» **STATED TASK**: Starting at the first line of the listing below, repeat each line up to and including the one containing "Chart.register(...registerables);". Leave out pictures.

» **DATASET EXTRACT**:
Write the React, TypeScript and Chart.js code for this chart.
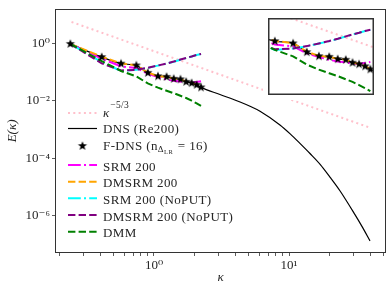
import { useEffect, useRef } from 'react';
import { Chart, registerables } from 'chart.js';

Chart.register(...registerables);

// ---------- data ----------
const kappa = [0.24, 0.41, 0.57, 0.74, 0.90, 1.07, 1.24, 1.40, 1.57, 1.73, 1.90, 2.07, 2.23];
const eFDNS = [0.95, 0.33, 0.195, 0.168, 0.093, 0.0707, 0.0677, 0.0579, 0.0555, 0.0454, 0.041, 0.0356, 0.029];
const eSRM = [0.95, 0.29, 0.156, 0.138, 0.0863, 0.0665, 0.0555, 0.049, 0.0462, 0.0435, 0.0423, 0.0449, 0.0476];
const eDMSRM = [0.95, 0.34, 0.2, 0.17, 0.096, 0.072, 0.068, 0.059, 0.056, 0.046, 0.0415, 0.036, 0.0295];
const eSRMNoPUT = [0.95, 0.22, 0.108, 0.12, 0.138, 0.166, 0.195, 0.228, 0.268, 0.305, 0.345, 0.39, 0.42];
const eDMSRMNoPUT = [0.95, 0.2, 0.113, 0.119, 0.14, 0.168, 0.197, 0.23, 0.27, 0.307, 0.347, 0.392, 0.422];
const eDMM = [0.95, 0.24, 0.108, 0.07, 0.04, 0.0285, 0.0222, 0.0183, 0.0148, 0.0124, 0.01, 0.0081, 0.0066];

const kDNS = [0.24, 0.41, 0.57, 0.74, 0.90, 1.07, 1.24, 1.40, 1.57, 1.73, 1.90, 2.07, 2.23, 3.08, 4.34, 5.14, 6.10, 8.57, 10.2, 12.1, 14.3, 17.0, 20.1, 23.9, 30.8, 34.7, 39.8];
const eDNS = [0.95, 0.33, 0.195, 0.168, 0.093, 0.0707, 0.0677, 0.0579, 0.0555, 0.0454, 0.041, 0.0356, 0.029, 0.0165, 0.009, 0.0064, 0.0043, 0.00143, 7.0e-4, 3.2e-4, 1.45e-4, 6.1e-5, 2.2e-5, 7.2e-6, 1.08e-6, 4.2e-7, 1.32e-7];

const kRef = [0.245, 40];
const eRef = [5.5, 0.00114];

const xTickValues = [0.2, 0.3, 0.4, 0.5, 0.6, 0.7, 0.8, 0.9, 1, 2, 3, 4, 5, 6, 7, 8, 9, 10, 20, 30, 40, 50];
const xTickLabels: Record<string, string> = { '1': '10⁰', '10': '10¹' };
const yTickValues = [1e-6, 1e-4, 1e-2, 1];
const yTickLabels = ['10⁻⁶', '10⁻⁴', '10⁻²', '10⁰'];

const FONT = '"Liberation Serif", "DejaVu Serif", serif';
const TEXT = '#262626';

const styles = {
  ref: { color: '#ffc0cb', width: 2, dash: [2, 3.3] },
  dns: { color: '#000000', width: 1.2, dash: [] as number[] },
  srm: { color: '#ff00ff', width: 2, dash: [12.8, 3.2, 2, 3.2] },
  dmsrm: { color: '#ffa500', width: 2, dash: [7.4, 3.2] },
  srmNo: { color: '#00ffff', width: 2, dash: [12.8, 3.2, 2, 3.2] },
  dmsrmNo: { color: '#800080', width: 2, dash: [7.4, 3.2] },
  dmm: { color: '#008000', width: 2, dash: [7.4, 3.2] },
};

function makeStar(r: number) {
  const size = Math.ceil(r * 2) + 2;
  const c = document.createElement('canvas');
  c.width = size;
  c.height = size;
  const g = c.getContext('2d')!;
  g.translate(size / 2, size / 2);
  g.beginPath();
  for (let i = 0; i < 10; i++) {
    const rad = i % 2 === 0 ? r : r * 0.42;
    const a = -Math.PI / 2 + (i * Math.PI) / 5;
    g.lineTo(rad * Math.cos(a), rad * Math.sin(a));
  }
  g.closePath();
  g.fillStyle = '#000';
  g.fill();
  return c;
}

const pts = (ks: number[], es: number[]) => ks.map((k, i) => ({ x: k, y: es[i] }));

function lineDs(label: string, ks: number[], es: number[], st: any, order: number, extra: any = {}) {
  return {
    label,
    data: pts(ks, es),
    borderColor: st.color,
    backgroundColor: st.color,
    borderWidth: st.width,
    borderDash: st.dash,
    pointRadius: 0,
    fill: false,
    order,
    ...extra,
  };
}

function buildDatasets(star: HTMLCanvasElement) {
  return [
    lineDs('κ^-5/3', kRef, eRef, styles.ref, 8),
    lineDs('DNS (Re200)', kDNS, eDNS, styles.dns, 7, { cubicInterpolationMode: 'monotone' }),
    {
      label: 'F-DNS',
      data: pts(kappa, eFDNS),
      showLine: false,
      pointStyle: star,
      pointRadius: 4,
      order: 0,
    },
    lineDs('SRM 200', kappa, eSRM, styles.srm, 6),
    lineDs('DMSRM 200', kappa, eDMSRM, styles.dmsrm, 5),
    lineDs('SRM 200 (NoPUT)', kappa, eSRMNoPUT, styles.srmNo, 4),
    lineDs('DMSRM 200 (NoPUT)', kappa, eDMSRMNoPUT, styles.dmsrmNo, 3),
    lineDs('DMM', kappa, eDMM, styles.dmm, 2),
  ];
}

function makeFramePlugin(lineWidth: number) {
  return {
    id: 'frame',
    beforeDraw(chart: any) {
      const { ctx, width, height } = chart;
      ctx.save();
      ctx.fillStyle = '#ffffff';
      ctx.fillRect(0, 0, width, height);
      ctx.restore();
    },
    afterDraw(chart: any) {
      const { ctx, chartArea: a } = chart;
      ctx.save();
      ctx.strokeStyle = '#333333';
      ctx.lineWidth = lineWidth;
      const h = lineWidth / 2;
      if (lineWidth > 1) {
        ctx.strokeRect(a.left + h, a.top + h, a.right - a.left - lineWidth, a.bottom - a.top - lineWidth);
      } else {
        ctx.strokeRect(Math.round(a.left) - 0.5, Math.round(a.top) - 0.5, Math.round(a.right - a.left) + 1, Math.round(a.bottom - a.top) + 1);
      }
      ctx.restore();
    },
  };
}

function drawSample(ctx: CanvasRenderingContext2D, st: any, y: number) {
  ctx.save();
  ctx.strokeStyle = st.color;
  ctx.lineWidth = st.width;
  ctx.setLineDash(st.dash);
  ctx.beginPath();
  ctx.moveTo(68, y);
  ctx.lineTo(97, y);
  ctx.stroke();
  ctx.restore();
}

function makeLegendPlugin(star: HTMLCanvasElement) {
  return {
    id: 'texLegend',
    afterDraw(chart: any) {
      const ctx: any = chart.ctx;
      const tx = 103;
      ctx.save();
      ctx.fillStyle = TEXT;
      ctx.textBaseline = 'alphabetic';
      ctx.textAlign = 'left';
      ctx.letterSpacing = '0.4px';

      // kappa^-5/3
      drawSample(ctx, styles.ref, 113);
      ctx.font = `italic 13px ${FONT}`;
      ctx.fillText('κ', tx, 116.5);
      const kw = ctx.measureText('κ').width;
      ctx.font = `9.5px ${FONT}`;
      ctx.fillText('−5/3', tx + kw + 0.5, 108);

      // DNS
      drawSample(ctx, styles.dns, 128.5);
      ctx.font = `13px ${FONT}`;
      ctx.fillText('DNS (Re200)', tx, 133);

      // F-DNS
      ctx.drawImage(star, 82.5 - star.width / 2, 146 - star.height / 2);
      ctx.font = `13px ${FONT}`;
      let x = tx;
      const s1 = 'F-DNS (n';
      ctx.fillText(s1, x, 149.5);
      x += ctx.measureText(s1).width;
      ctx.font = `9px ${FONT}`;
      ctx.fillText('Δ', x, 152);
      x += ctx.measureText('Δ').width;
      ctx.font = `6.5px ${FONT}`;
      ctx.fillText('LR', x, 154);
      x += ctx.measureText('LR').width + 1;
      ctx.font = `13px ${FONT}`;
      ctx.fillText(' = 16)', x, 149.5);

      const rows: [any, string, number][] = [
        [styles.srm, 'SRM 200', 165],
        [styles.dmsrm, 'DMSRM 200', 181.7],
        [styles.srmNo, 'SRM 200 (NoPUT)', 198.3],
        [styles.dmsrmNo, 'DMSRM 200 (NoPUT)', 215],
        [styles.dmm, 'DMM', 231.7],
      ];
      for (const [st, label, y] of rows) {
        drawSample(ctx, st, y);
        ctx.font = `13px ${FONT}`;
        ctx.fillText(label, tx, y + 5.5);
      }
      ctx.restore();
    },
  };
}

export default function App() {
  const mainRef = useRef<HTMLCanvasElement>(null);
  const insetRef = useRef<HTMLCanvasElement>(null);

  useEffect(() => {
    const star = makeStar(4.8);

    const main = new Chart(mainRef.current!, {
      type: 'line',
      data: { datasets: buildDatasets(star) as any },
      plugins: [makeFramePlugin(1), makeLegendPlugin(star)],
      options: {
        animation: false,
        responsive: false,
        devicePixelRatio: 1,
        layout: { padding: { left: 0, right: 7, top: 6, bottom: 0 } },
        plugins: { legend: { display: false }, tooltip: { enabled: false } },
        scales: {
          x: {
            type: 'logarithmic',
            min: 0.188,
            max: 51.4,
            afterBuildTicks: (s: any) => {
              s.ticks = xTickValues.map((v) => ({ value: v }));
            },
            afterFit: (s: any) => {
              s.height = 41;
            },
            ticks: {
              autoSkip: false,
              maxRotation: 0,
              padding: 2,
              color: TEXT,
              font: { family: FONT, size: 13 },
              callback: (v: any) => xTickLabels[String(v)] ?? '',
            },
            grid: { drawOnChartArea: false, drawTicks: true, tickLength: 4, tickColor: '#333333', tickWidth: 0.8 },
            border: { display: false },
            title: { display: true, text: 'κ', color: TEXT, font: { family: FONT, size: 13, style: 'italic' }, padding: { top: 0, bottom: 8 } },
          },
          y: {
            type: 'logarithmic',
            min: 5.4e-8,
            max: 14.6,
            afterBuildTicks: (s: any) => {
              s.ticks = yTickValues.map((v) => ({ value: v }));
            },
            afterFit: (s: any) => {
              s.width = 56;
            },
            ticks: {
              autoSkip: false,
              padding: 2,
              color: TEXT,
              font: { family: FONT, size: 13 },
              callback: (v: any) => {
                const i = yTickValues.findIndex((t) => Math.abs(Math.log10(t) - Math.log10(v)) < 1e-6);
                return i >= 0 ? yTickLabels[i] : '';
              },
            },
            grid: { drawOnChartArea: false, drawTicks: true, tickLength: 4, tickColor: '#333333', tickWidth: 0.8 },
            border: { display: false },
            title: { display: true, text: 'E(κ)', color: TEXT, font: { family: FONT, size: 13, style: 'italic' }, padding: { top: 5, bottom: 0 } },
          },
        },
      } as any,
    });

    const inset = new Chart(insetRef.current!, {
      type: 'line',
      data: { datasets: buildDatasets(star) as any },
      plugins: [makeFramePlugin(1.5)],
      options: {
        animation: false,
        responsive: false,
        devicePixelRatio: 1,
        layout: { padding: 0 },
        plugins: { legend: { display: false }, tooltip: { enabled: false } },
        scales: {
          x: { type: 'logarithmic', min: 0.517, max: 2.35, display: false },
          y: { type: 'logarithmic', min: 0.0051, max: 0.94, display: false },
        },
      } as any,
    });

    return () => {
      main.destroy();
      inset.destroy();
    };
  }, []);

  return (
    <div style={{ position: 'fixed', left: 0, top: 0, width: 392, height: 293, background: '#fff' }}>
      <canvas ref={mainRef} width={392} height={293} style={{ position: 'absolute', left: 0, top: 0, width: 392, height: 293 }} />
      <canvas ref={insetRef} width={116} height={87} style={{ position: 'absolute', left: 263, top: 13, width: 116, height: 87 }} />
    </div>
  );
}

» **ANSWER FOR THIS EXERCISE**:
Write the React, TypeScript and Chart.js code for this chart.
import { useEffect, useRef } from 'react';
import { Chart, registerables } from 'chart.js';

Chart.register(...registerables);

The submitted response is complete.